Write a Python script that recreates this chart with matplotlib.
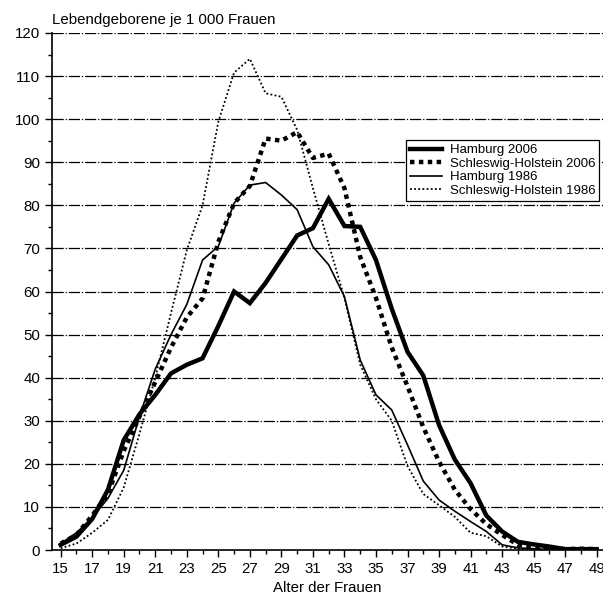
import matplotlib.pyplot as plt
from matplotlib.ticker import MultipleLocator

plt.rcParams['font.family'] = ['Liberation Sans', 'DejaVu Sans']

# Daten: Lebendgeborene je 1 000 Frauen nach Alter
alter = list(range(15, 50))

hamburg_2006 = [1.2, 3.1, 7.2, 14, 25.5, 31.5, 36, 41, 43, 44.5,
                52, 60, 57.3, 62, 67.5, 73, 74.7, 81.5, 75.2, 75,
                67.3, 56, 46, 40.5, 29, 21, 15.5, 8, 4.3, 1.9,
                1.3, 0.8, 0.2, 0.2, 0.2]
sh_2006 = [1.5, 3.5, 8, 13, 23, 31, 39, 47, 54, 58.4,
           71.5, 80.5, 84.5, 95.5, 95, 97, 91, 92, 84, 68,
           58.5, 47, 38, 28.5, 20.5, 14, 9.5, 6, 3.5, 1.2,
           0.8, 0.5, 0.2, 0.3, 0.2]
hamburg_1986 = [1.5, 4, 7.5, 12, 18.5, 31, 42, 50, 57, 67.3,
                70.5, 80.5, 84.7, 85.3, 82.4, 79, 70.4, 66.2, 58.8, 44.1,
                36, 32.5, 24.4, 16, 11.6, 9, 6.6, 4.3, 1.2, 0.5,
                0.3, 0.1, 0, 0, 0]
sh_1986 = [0.4, 1.5, 4, 7, 14.5, 27, 40, 55, 69.6, 80,
           99.4, 110.8, 114, 106, 105.2, 97.5, 84, 71, 58.5, 43,
           35, 30, 19.5, 13, 10.4, 7.7, 4, 3.2, 0.8, 0.3,
           0.2, 0.1, 0, 0, 0]

fig = plt.figure(figsize=(6.03, 5.97), dpi=100)
ax = fig.add_axes([52/603, 47/597, 551/603, 517/597])

# Gitternetz
for y in range(10, 130, 10):
    ax.axhline(y, color='k', lw=0.9, linestyle=(0, (9, 1.5, 1, 1.5)), zorder=1)

ax.plot(alter, hamburg_2006, color='k', lw=3.2, label='Hamburg 2006',
        solid_joinstyle='miter', zorder=3)
ax.plot(alter, sh_2006, color='k', lw=3.2, linestyle=(0, (1, 1)),
        dash_capstyle='butt', label='Schleswig-Holstein 2006', zorder=3)
ax.plot(alter, hamburg_1986, color='k', lw=1.2, label='Hamburg 1986', zorder=3)
ax.plot(alter, sh_1986, color='k', lw=1.3, linestyle=(0, (1, 1.3)),
        label='Schleswig-Holstein 1986', zorder=3)

ax.set_xlim(14.45, 49.4)
ax.set_ylim(0, 120)
ax.xaxis.set_minor_locator(MultipleLocator(1))
ax.set_xticks(range(15, 50, 2))
ax.yaxis.set_major_locator(MultipleLocator(10))
ax.yaxis.set_minor_locator(MultipleLocator(5))
ax.tick_params(axis='both', which='both', direction='out', labelsize=10.8, width=1)
ax.tick_params(axis='both', which='major', length=5)
ax.tick_params(axis='both', which='minor', length=3)
ax.spines['top'].set_visible(False)
ax.spines['right'].set_visible(False)
ax.spines['left'].set_linewidth(1.2)
ax.spines['bottom'].set_linewidth(1.2)

ax.set_xlabel('Alter der Frauen', fontsize=10.8, labelpad=4)
ax.text(0, 1.012, 'Lebendgeborene je 1 000 Frauen', transform=ax.transAxes,
        fontsize=10.8, ha='left', va='bottom')

leg = ax.legend(loc='upper right', bbox_to_anchor=(0.993, 0.793), fontsize=9.5,
                frameon=True, fancybox=False, edgecolor='k', framealpha=1,
                handlelength=2.4, borderpad=0.3, labelspacing=0.1,
                handletextpad=0.6, borderaxespad=0)
leg.get_frame().set_linewidth(0.9)

plt.savefig('out.png', dpi=100)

Given request: Repeat only the lines from the beginning of the material through the line containing "alter = list(range(15, 50))", both ends kept, leaving pictures out.

Full answer:
Write a Python script that recreates this chart with matplotlib.
import matplotlib.pyplot as plt
from matplotlib.ticker import MultipleLocator

plt.rcParams['font.family'] = ['Liberation Sans', 'DejaVu Sans']

# Daten: Lebendgeborene je 1 000 Frauen nach Alter
alter = list(range(15, 50))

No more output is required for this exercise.